FMFN, on its part, denies that costs on a solicitor-client or lump sum basis are appropriate. It says that it should only be condemned to pay costs according to the Tariff set out in a schedule to the Federal Courts Rules, SOR/98-106. These are my reasons for awarding Councillor Whalen costs in a lump sum of $40,000.
I.
Basic Principles
[2]
Awarding costs to the successful party in a lawsuit is a longstanding practice of Canadian courts. In British Columbia (Minister of Forests) v Okanagan Indian Band, 2003 SCC 71, [2003] 3 S.C.R. 371 [Okanagan], the Supreme Court of Canada analyzed the purposes of costs awards.
[3]
The first and more traditional goal of costs awards is the indemnification of the successful party.

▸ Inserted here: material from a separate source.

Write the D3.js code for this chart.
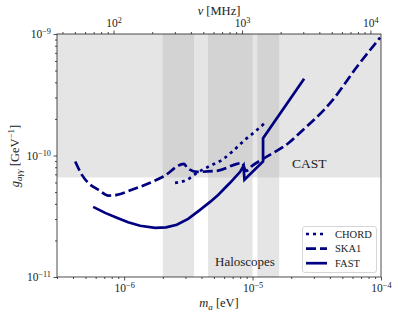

The legal costs associated with successfully bringing or defending a lawsuit are considered as a form of damage that calls for compensation. By asserting a position that was found to be without merit, the losing party is seen as having wrongfully injured the successful party.
[4]
Nowadays, costs awards also bear a “policy”
function (Okanagan at paragraphs 22–26). By shifting the costs of legal proceedings to the losing party, they force litigants to “internalize”
such costs, that is, to take those costs into account when making decisions regarding the conduct of a lawsuit. Thus, costs awards provide incentives to make a rational use of scarce judicial resources. This may happen in various contexts. For example, costs awards are said to favour settlements, because parties will take legal costs into consideration when they calculate the risks of going to trial. Likewise, costs awards are thought to discourage frivolous or vexatious lawsuits, because litigants who bring such lawsuits know they will have to indemnify the defendant.
[5]
Thirdly, costs awards have the potential of facilitating access to justice. Parties with little financial resources may bring a lawsuit that has a good chance of success knowing that, if they win, their costs will be borne by the other party. Costs awards, however, may also have a negative impact on access to justice, if the prospect of having to pay the other party’s costs acts as a deterrent for plaintiffs who have no means of paying a costs award in addition to their own legal fees: Eric S. Knutsen, “The Cost of Costs: The Unfortunate Deterrence of Everyday Civil Litigation in Canada”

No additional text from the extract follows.